When the Dallas Theater Center opened Into the Woods earlier this month, the tension backstage could only be described as agonizing. Just days earlier, 37 staff members, including the entire acting company, were informed that they would be laid off following the company’s gala in mid-May.
Over the past few months, the news coming out of the theatre has been increasingly troubling. When Jeffrey Woodward stepped down as managing director last fall, longtime artistic director Kevin Moriarty made the surprising move into the role of executive director. Then in late March, the theatre announced that financial troubles had waylaid the company’s plans to renovate the Kalita Humphreys Theatre, the historic but declining Frank Lloyd Wright building leased to DTC by the city for $1 a year.
Now, as of mid-April, DTC has yet to announce a 2023-24 season, and the company’s layoffs, which have been communicated to staff as being permanent, have nearly halved its employee roster.
Initially the plan had been to furlough the staff. In early March, Moriarty called a company-wide meeting after a rehearsal for the Sondheim/Lapine fairy-tale musical. There he announced that the theatre was canceling all summer programming and apologized that staff hadn’t being alerted about the furloughs sooner.
Almost a month later, near the end of a Friday afternoon tech rehearsal, crew members, stage managers, actors, and various other staffers received a calendar invite to a gathering on Monday—their one day off before dress rehearsals—at which they would receive the terms of their dismissal. They were being fired four days before the show opened.
“The official email said, ‘You’re having a meeting to discuss what’s happening with your position,’” said one backstage crew member, who asked their name not be used, as it might put their severance package at risk. “It was a stressful weekend of rehearsals, because everyone knew what was going to happen.”
For acting company members, the arrangement returns them to their pre-2020 contract status. During the pandemic, all 10 of the Brierly Resident Acting Company members were offered full-time employment at DTC. As one performer, Christopher Llewyn Ramirez, described it, this meant that when they weren’t in rehearsals or performing shows, they assisted with public-facing initiatives and attended company meetings. Ramirez recalled a six-week period during which he spent his time working on a play about Desi Arnaz; he got through about 25 pages of a script and worked with a drum teacher. Now, he said, actors have been told their full-time employment ends May 15, after which they will be contracted on a show-by-show basis.
“It’s unfortunate any way that you look at it, but at the same time, what an incredible thing to have been on salary for the past two years,” Ramirez says. “It was a very brave and admirable decision to do that with an acting company.”

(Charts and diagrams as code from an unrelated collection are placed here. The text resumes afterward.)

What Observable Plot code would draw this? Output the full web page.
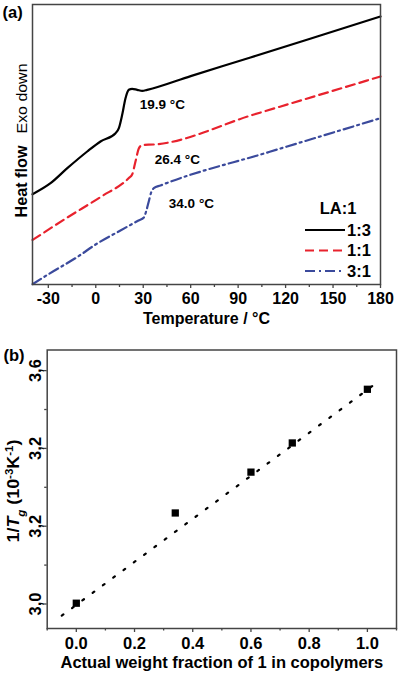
<!DOCTYPE html>
<html><head><meta charset="utf-8">
<script src="https://cdn.jsdelivr.net/npm/d3@7"></script>
<script src="https://cdn.jsdelivr.net/npm/@observablehq/plot@0.6"></script>
<style>
body{margin:0;background:#fff;}
#chart svg{display:block;}
</style></head><body><div id="chart"></div>
<script>
// ---------- Panel (a): DSC heat-flow curves ----------
const seriesNames = ["1:3", "1:1", "3:1"];
const seriesColors = ["#000000", "#e8222d", "#3b4a9c"];
const seriesDash = [null, "9,5", "10,4,2,4"];

const temp13 = [-40, -28.6, -18, -5.4, 3, 12.5, 14.6, 16.7, 18.8, 20.9, 23, 26.2, 29.4, 32.5, 60, 97.8, 140, 180];
const hf13   = [90.3, 101.3, 116.3, 133, 143, 151.3, 156.3, 169.7, 186.3, 194.7, 195.7, 194.7, 193.7, 194.7, 208.4, 227, 248, 268];

const temp11 = [-40, -18, 3, 20.9, 23, 25.1, 27.2, 29.4, 36.7, 100, 180];
const hf11   = [44.5, 67, 87.5, 106.5, 110, 123, 136, 139.5, 140, 170, 208];

const temp31 = [-40, -29.7, -11.7, 0.9, 15.6, 27, 30.4, 32, 33.5, 35, 36.7, 40.9, 110, 180];
const hf31   = [0.3, 10.5, 27.5, 41, 54, 64, 67, 74, 83, 92, 96.3, 99, 132.7, 166.3];

const tgLabels = ["19.9 °C", "26.4 °C", "34.0 °C"];
const tgLabelT = [27.8, 37.3, 46.2];
const tgLabelHF = [179.7, 124.7, 81.3];

const xTicksA = [-30, 0, 30, 60, 90, 120, 150, 180];
const xTickLabelsA = ["-30", "0", "30", "60", "90", "120", "150", "180"];
const xMinorA = [-15, 15, 45, 75, 105, 135, 165];

// ---------- Panel (b): 1/Tg vs weight fraction ----------
const weightFraction = [0.0, 0.34, 0.60, 0.742, 1.0];
const invTg = [3.002, 3.234, 3.339, 3.414, 3.552];
const fitX = [-0.05, 1.04];
const fitY = [2.970, 3.573];

const xTicksB = [0, 0.2, 0.4, 0.6, 0.8, 1.0];
const xTickLabelsB = ["0.0", "0.2", "0.4", "0.6", "0.8", "1.0"];
const xMinorB = [-0.1, 0.1, 0.3, 0.5, 0.7, 0.9, 1.1];
const yTicksB = [3.0, 3.2, 3.4, 3.6];
const yTickLabelsB = ["3,0", "3,2", "3,2", "3,6"];
const yMinorB = [3.1, 3.3, 3.5];

const FONT = '"Liberation Sans", Arial, Helvetica, sans-serif';
const AXIS = "#444";

const curveSets = [[temp13, hf13], [temp11, hf11], [temp31, hf31]];
const rowsA = [];
curveSets.forEach(([t, h], i) => t.forEach((x, j) => rowsA.push({series: seriesNames[i], t: x, hf: h[j]})));
const annRows = tgLabels.map((l, i) => ({l, t: tgLabelT[i], hf: tgLabelHF[i]}));

const plotA = Plot.plot({
  width: 400, height: 330,
  marginTop: 4, marginBottom: 46, marginLeft: 32, marginRight: 20,
  style: {fontFamily: FONT, fontWeight: "bold", fontSize: "16px", color: "#000", background: "#fff", overflow: "visible"},
  x: {domain: [-40, 180]},
  y: {domain: [0, 280], axis: null},
  marks: [
    Plot.axisX({ticks: xTicksA, tickSize: 4, tickPadding: 4.5, stroke: AXIS, strokeWidth: 1.3,
      tickFormat: d => xTickLabelsA[xTicksA.indexOf(d)], label: null, fontSize: 16}),
    Plot.axisX({ticks: xMinorA, tickSize: 3, stroke: AXIS, strokeWidth: 1.3, tickFormat: () => "", label: null}),
    ...seriesNames.map((s, i) => Plot.line(rowsA.filter(r => r.series === s), {
      x: "t", y: "hf", stroke: seriesColors[i], strokeWidth: 2.2,
      strokeDasharray: seriesDash[i], curve: "monotone-x"})),
    Plot.frame({stroke: AXIS, strokeWidth: 1.5}),
    Plot.text(annRows, {x: "t", y: "hf", text: "l", textAnchor: "start", lineAnchor: "middle", fontSize: 13.5, fontWeight: "bold"}),
    Plot.text(["Temperature / °C"], {frameAnchor: "bottom", dy: 34.3, lineAnchor: "middle", fontSize: 16, fontWeight: "bold"}),
    Plot.text(["Heat flow"], {frameAnchor: "left", dx: -6, dy: 37, rotate: -90, lineAnchor: "bottom", textAnchor: "middle",
      fontSize: 16.5, fontWeight: "bold", className: "ylabHF"}),
    Plot.text(["Exo down"], {frameAnchor: "left", dx: -6, dy: -46, rotate: -90, lineAnchor: "bottom", textAnchor: "middle",
      fontSize: 14.5, fontWeight: "normal", className: "ylabEXO"}),
    Plot.text(["(a)"], {frameAnchor: "top-left", dx: -30, dy: 8, textAnchor: "start", lineAnchor: "middle", fontSize: 16.5, fontWeight: "bold"})
  ]
});

// stretch the rotated labels to the reference lengths
d3.select(plotA).select("g.ylabHF text").attr("textLength", 72).attr("lengthAdjust", "spacingAndGlyphs");
d3.select(plotA).select("g.ylabEXO text").attr("textLength", 70).attr("lengthAdjust", "spacingAndGlyphs");

// legend inside panel (a)
const svgA = d3.select(plotA);
const lg = svgA.append("g").attr("font-family", FONT).attr("font-weight", "bold").attr("font-size", 16.5);
lg.append("text").attr("x", 338).attr("y", 208).attr("dy", "0.35em").attr("text-anchor", "middle").text("LA:1");
seriesNames.forEach((s, i) => {
  const yy = 230 + i * 20.5;
  lg.append("line").attr("x1", 305).attr("x2", 345).attr("y1", yy).attr("y2", yy)
    .attr("stroke", seriesColors[i]).attr("stroke-width", 2.2)
    .attr("stroke-dasharray", seriesDash[i]);
  lg.append("text").attr("x", 347).attr("y", yy).attr("dy", "0.35em").attr("text-anchor", "start").text(s);
});

const pointsB = weightFraction.map((w, i) => ({w, v: invTg[i]}));
const fitRows = fitX.map((x, i) => ({x, y: fitY[i]}));

const plotB = Plot.plot({
  width: 400, height: 344,
  marginTop: 19.5, marginBottom: 46, marginLeft: 46.7, marginRight: 4,
  style: {fontFamily: FONT, fontWeight: "bold", fontSize: "16.5px", color: "#000", background: "#fff", overflow: "visible"},
  x: {domain: [-0.1, 1.1]},
  y: {domain: [2.937, 3.653]},
  marks: [
    Plot.axisX({ticks: xTicksB, tickSize: 4, tickPadding: 4.5, stroke: AXIS, strokeWidth: 1.3,
      tickFormat: d => xTickLabelsB[xTicksB.indexOf(d)], label: null, fontSize: 16.5}),
    Plot.axisX({ticks: xMinorB, tickSize: 2.5, stroke: AXIS, strokeWidth: 1.3, tickFormat: () => "", label: null}),
    Plot.axisY({ticks: yTicksB, tickSize: 4, stroke: AXIS, strokeWidth: 1.3, tickFormat: () => "", label: null}),
    Plot.axisY({ticks: yMinorB, tickSize: 2.5, stroke: AXIS, strokeWidth: 1.3, tickFormat: () => "", label: null}),
    Plot.text(yTicksB, {y: d => d, frameAnchor: "left", text: (d, i) => yTickLabelsB[i], rotate: -90,
      dx: -11.2, lineAnchor: "middle", textAnchor: "middle", fontSize: 16.5, fontWeight: "bold"}),
    Plot.line(fitRows, {x: "x", y: "y", stroke: "#000", strokeWidth: 2.2, strokeDasharray: "2,10.8"}),
    Plot.dot(pointsB, {x: "w", y: "v", symbol: "square", r: 4.1, fill: "#000", stroke: null}),
    Plot.frame({stroke: AXIS, strokeWidth: 1.5}),
    Plot.text(["Actual weight fraction of 1 in copolymers"], {frameAnchor: "bottom", dy: 34.3, lineAnchor: "middle", fontSize: 16.5, fontWeight: "bold"}),
    Plot.text(["1/Tg (10-3K-1)"], {frameAnchor: "left", dx: -28.2, dy: 1.75, rotate: -90, lineAnchor: "bottom",
      textAnchor: "middle", fontSize: 17, fontWeight: "bold", className: "ylabB"}),
    Plot.text(["(b)"], {frameAnchor: "top-left", dx: -43.7, dy: 5.5, textAnchor: "start", lineAnchor: "middle", fontSize: 16.5, fontWeight: "bold"})
  ]
});

// rich text for the y label of panel (b)
const yl = d3.select(plotB).select("g.ylabB text");
if (!yl.empty()) {
  yl.text(null);
  yl.append("tspan").text("1/");
  yl.append("tspan").attr("font-style", "italic").text("T");
  yl.append("tspan").attr("font-style", "italic").attr("font-size", 11).attr("dy", 6).text("g");
  yl.append("tspan").attr("dy", -6).text(" (10");
  yl.append("tspan").attr("font-size", 11).attr("dy", -6).text("-3");
  yl.append("tspan").attr("dy", 6).text("K");
  yl.append("tspan").attr("font-size", 11).attr("dy", -6).text("-1");
  yl.append("tspan").attr("dy", 6).text(")");
  yl.attr("textLength", 103).attr("lengthAdjust", "spacingAndGlyphs");
}

document.getElementById("chart").append(plotA, plotB);
</script>
</body></html>
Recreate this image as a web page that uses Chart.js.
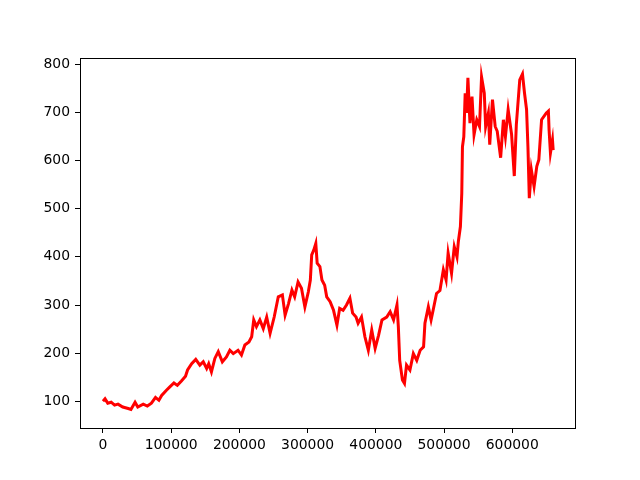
<!DOCTYPE html>
<html>
<head>
<meta charset="utf-8">
<script src="https://cdn.jsdelivr.net/npm/chart.js@4/dist/chart.umd.min.js"></script>
<style>
  html, body { margin: 0; padding: 0; background: #fff; }
  #wrap { width: 640px; height: 480px; }
</style>
</head>
<body>
<div id="wrap"><canvas id="lineChart" width="640" height="480"></canvas></div>
<script>
"use strict"

// Sample index (x) and price (y)
const xValues = [
    0, 3000, 7000, 12000, 17000, 22000, 29000, 37000, 41000, 47000,
    51000, 59000, 65000, 71000, 77000, 82000, 86000, 93000, 98000, 104000,
    109000, 115000, 121000, 124000, 130000, 136000, 142000, 147000, 152000, 155000,
    159000, 164000, 169000, 175000, 181000, 186000, 191000, 198000, 203000, 208000,
    214000, 218000, 221000, 225000, 230000, 235000, 240000, 245000, 251000, 257000,
    263000, 267000, 272000, 277000, 281000, 286000, 291000, 296000, 301000, 304000,
    306000, 309000, 312000, 314000, 318000, 321000, 325000, 328000, 333000, 338000,
    343000, 347000, 352000, 357000, 362000, 366000, 371000, 374000, 379000, 384000,
    389000, 394000, 399000, 404000, 409000, 416000, 421000, 426000, 431000, 433000,
    435000, 439000, 442000, 445000, 450000, 455000, 460000, 465000, 470000, 472000,
    477000, 481000, 484000, 489000, 494000, 499000, 503000, 506000, 511000, 515000,
    519000, 521000, 524000, 526000, 527000, 529000, 531000, 533000, 535000, 538000,
    541000, 544000, 548000, 552000, 555000, 559000, 561000, 565000, 567000, 571000,
    575000, 578000, 583000, 587000, 590000, 594000, 599000, 603000, 606000, 611000,
    615000, 618000, 621000, 623000, 625000, 628000, 632000, 636000, 639000, 643000,
    648000, 650000, 653000, 654000, 656000, 659000, 660000
];
const yValues = [
    100, 105, 96, 98, 92, 94, 88, 85, 83, 98,
    88, 94, 90, 96, 108, 102, 112, 123, 130, 138,
    133, 142, 152, 165, 178, 187, 175, 182, 168, 178,
    161, 189, 203, 182, 192, 206, 199, 206, 196, 217,
    223, 234, 269, 255, 269, 251, 275, 241, 275, 317,
    321, 279, 303, 331, 317, 348, 335, 296, 327, 352,
    404, 414, 428, 387, 380, 352, 341, 317, 307, 289,
    258, 293, 289, 300, 314, 283, 275, 262, 275, 234,
    206, 248, 210, 237, 269, 275, 286, 269, 300, 255,
    185, 144, 137, 175, 165, 199, 185, 206, 213, 262,
    296, 269, 289, 324, 330, 373, 352, 408, 366, 421,
    400, 432, 463, 532, 629, 650, 740, 699, 772, 678,
    733, 654, 685, 671, 774, 740, 671, 699, 633, 727,
    671, 661, 606, 685, 650, 706, 655, 568, 675, 768,
    780, 740, 706, 629, 522, 581, 546, 588, 602, 685,
    695, 699, 703, 664, 616, 643, 622
];

// Tick labels shown on each axis
const xTicks = [0, 100000, 200000, 300000, 400000, 500000, 600000];
const yTicks = [100, 200, 300, 400, 500, 600, 700, 800];

// Axis limits
const xMin = -33700;
const xMax = 692000;
const yMin = 44.4;
const yMax = 813.3;

const frame = {
    id: 'frame',
    afterDraw(chart) {
        const a = chart.chartArea;
        const ctx = chart.ctx;
        ctx.save();
        ctx.strokeStyle = '#000';
        ctx.lineWidth = 1;
        ctx.strokeRect(Math.round(a.left) + 0.5, Math.round(a.top) + 0.5,
            Math.round(a.right - a.left), Math.round(a.bottom - a.top));
        ctx.restore();
    }
};

function createLineChart() {
    const points = xValues.map((x, i) => ({ x: x, y: yValues[i] }));
    const ctx = document.getElementById('lineChart').getContext('2d');

    new Chart(ctx, {
        type: 'line',
        data: {
            datasets: [{
                data: points,
                borderColor: '#ff0000',
                borderWidth: 3,
                pointRadius: 0,
                tension: 0,
                fill: false
            }]
        },
        options: {
            responsive: false,
            animation: false,
            layout: { padding: { top: 58, right: 65, left: 0, bottom: 0 } },
            plugins: { legend: { display: false }, tooltip: { enabled: false } },
            scales: {
                x: {
                    type: 'linear',
                    min: xMin,
                    max: xMax,
                    ticks: {
                        color: '#000',
                        padding: 4,
                        maxRotation: 0,
                        autoSkip: false,
                        font: { family: 'DejaVu Sans', size: 13.9 },
                        callback: v => String(v)
                    },
                    afterBuildTicks: axis => {
                        axis.ticks = xTicks.map(v => ({ value: v }));
                    },
                    afterFit: axis => { axis.height = 52; },
                    grid: { drawOnChartArea: false, drawTicks: true, tickLength: 5, color: '#000' },
                    border: { display: true, color: '#000' }
                },
                y: {
                    min: yMin,
                    max: yMax,
                    ticks: {
                        color: '#000',
                        padding: 5,
                        autoSkip: false,
                        font: { family: 'DejaVu Sans', size: 13.9 },
                        callback: v => String(v)
                    },
                    afterBuildTicks: axis => {
                        axis.ticks = yTicks.map(v => ({ value: v }));
                    },
                    afterFit: axis => { axis.width = 80; },
                    grid: { drawOnChartArea: false, drawTicks: true, tickLength: 5, color: '#000' },
                    border: { display: true, color: '#000' }
                }
            }
        },
        plugins: [frame]
    });
}

createLineChart();
</script>
</body>
</html>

Moriarty declined an interview but sent along a prepared statement, previously excerpted in the Dallas Morning News: “Our organization has made the challenging decision to reduce our workforce to ensure the financial stability and future of the company. We understand the impact that our decisions will have on our institution and we are grateful for the contributions that our staff has made to the theatre, our community, and our audiences. We are hopeful that our community will continue to support Dallas Theater Center, and [that] we remain a healthy and vibrant organization for generations to come.”
None of the staffers and acting company members I spoke with were surprised by the need for money-saving measures. One staffer said that the deficit has been reported internally to be higher than $2 million (I couldn’t confirm this, because 990s for the past two tax years are unavailable and Moriarty declined to comment). Like many theatres across the country, DTC has had trouble drawing large audiences, and has faced a staggering drop-off in subscriptions as well as a decrease in donations since the pandemic. But as Into the Woods director and choreographer and former artistic associate Joel Ferrell pointed out, the decline started long before then.
“The statement in the paper suggested it was primarily the pandemic, but as far as I can tell the theatre was struggling before,” Ferrell said. “I feel like the machinery that is the American nonprofit regional theatre has known for 30 years that the world was changing underneath us.”
What happens next for DTC is uncertain. Other theatres have launched campaigns pleading with their donors to give more or give sooner. Oregon Live recently reported that Oregon Shakespeare Festival launched a campaign to raise $2.5 million this year to save the 2023 season, and has suspended moving forward with plans for 2024.
DTC’s director of communications, Brittani Wilkins, said that DTC plans to announce its 2023-24 season in mid-May. She wrote in an email: “It will be a full season, complete with exciting titles that I believe our audience base will truly enjoy.” I’ve heard from some sources that the first show of the coming season will be The Rocky Horror Show. For now, though, the theatre has to make its way out of the woods.
Lauren Smart (she/her) is an arts writer and journalism professor at Loyola Marymount University in Los Angeles.